BigQuery DataFrames
Interfaces for using Gretel with Google BigQuery. This module assumes that the bigframes package is already installed as a transitive dependency.
- class gretel_client.bigquery.BigFrames(gretel: Gretel)
This interface enables using Gretel Transforms, Gretel Synthetics, and Gretel Navigator with Google BigFrames.
- Parameters:
gretel – An instance of the Gretel interface. This instance should be imported from from gretel_client import Gretel.
- display_dataframe_in_notebook(dataframe: DataFrame, settings: dict | None = None) None
Display a BigFrames DataFrame in a Notebook.
- Parameters:
dataframe – A BigFrames DataFrame
settings – Any valid settings that are accepted by the method pandas.DataFrame.style.set_properties
- fetch_generate_job_results(model_id: str, record_id: str) ModelGenerationResult
Given the Model ID and Job ID (record ID), return a ModelGenerationResult instance which allows for checking the generation job status and retrieving the generated data.
- fetch_train_job_results(model_id: str) ModelTrainResult
Given a Gretel Model ID, return a ModelTrainResult instance. This allows for checking model training status, retrieving model quality report(s) and retrieving generated data.
- fetch_transform_results(model_id: str) BigQueryTransformResults
Given a Transforms model ID, return a TransformsResult in order to retrieve transformed data and check job status.
Create an instance of Gretel’s Navigator API and store it on this instance. Only Navigator’s Tabular mode is supported.
- Parameters:
name – The name of the Navigator instance you want to use. When using this Navigator instance, you will refernce this name.
The additional **kwargs are identical to what is supported in Gretel.factories.initialize_navigator_api().
Edit a BigQuery Table using Gretel Navigator.
- Parameters:
name – The name of a registered Navigator instance. This should have been
method. (created using the init_navigator()) –
The other *args and **kwargs are what is supported by TabularInferenceAPI.edit(). Streaming responses are not supported at this time.

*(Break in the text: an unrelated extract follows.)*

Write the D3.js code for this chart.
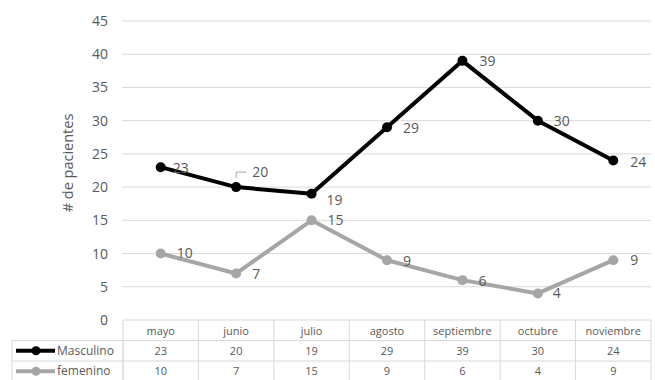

Generate a BigQuery Table using Gretel Navigator.
- Parameters:
name – The name of a registered Navigator instance. This should have been
method. (created using the init_navigator()) –
The other *args and **kwargs are what is supported by TabularInferenceAPI.generate(). Streaming responses are not supported at this time.
- submit_generate(model_id: str, *, seed_data: DataFrame | None = None, wait: bool = False, **kwargs) ModelGenerationResult
Given a fine-tuned model ID, request the generation of more data.
If the model supports conditional generation, a partial DataFrame may be provided as input to inference. This method supports the same additional kwargs as Gretel.submit_generate().
- submit_train(base_config: str | Path | dict, *, dataframe: DataFrame, wait: bool = False, **kwargs) ModelTrainResult
Fine-tune a Gretel model on an existing BigFrames DataFrame
- Parameters:
base_config – Base Gretel config name, yaml file path, yaml string, or dict.
dataframe – The BigFrames DataFrame to use as the training data.
wait – If True, wait for the job to complete before returning.
- NOTE: The remaining kwargs are the same ones that are supported by
Gretel.submit_train()
- submit_transform(config: str | Path | dict, dataframe: DataFrame, *, wait: bool = False, **kwargs) BigQueryTransformResults
Run a Gretel Transform job against the provided dataframe. A Transform model will be created and then immediately used to apply row, column, or cell level transforms against a dataframe.
- class gretel_client.bigquery.BigQueryTransformResults(project: Project, model: Model, transform_logs: List[dict] | None = None, transformed_df: DataFrame | None = None, transformed_data_link: str | None = None, report: GretelReport | None = None)
Should not be used directly.
Stores metadata and a transformed BigFrames DataFrame that was created from a Gretel Transforms job.
- refresh() None
Refresh the transform job result attributes.
- transformed_df: bpd.DataFrame | None = None
A BigQuery DataFrame of the transformed table. This will not be populated until the trasnforms job succeeds.
- class gretel_client.bigquery.JobLabel(value)
An enumeration.
- class gretel_client.bigquery.ModelGenerationResult(project: Project, model: Model, record_handler: RecordHandler, synthetic_data_link: str | None = None, synthetic_data: DataFrame | None = None)
Should not be used directly.
An instance of this class is returned when generating more data from an existing model or retrieving generated data from an existing model.
- refresh() None
Refresh the generate job results attributes.
- class gretel_client.bigquery.ModelTrainResult(project: Project, model: Model, model_config: dict | None = None, report: GretelReport | None = None, model_logs: List[dict] | None = None)
Should not be used directly.
An instance of this class is returned when creating a new synthetic model or retrieving an existing one.
- fetch_report_synthetic_data() DataFrame
Fetch the synthetic BigQuery DataFrame that was created as part of the model training process. This DataFrame is what is used to create the model report.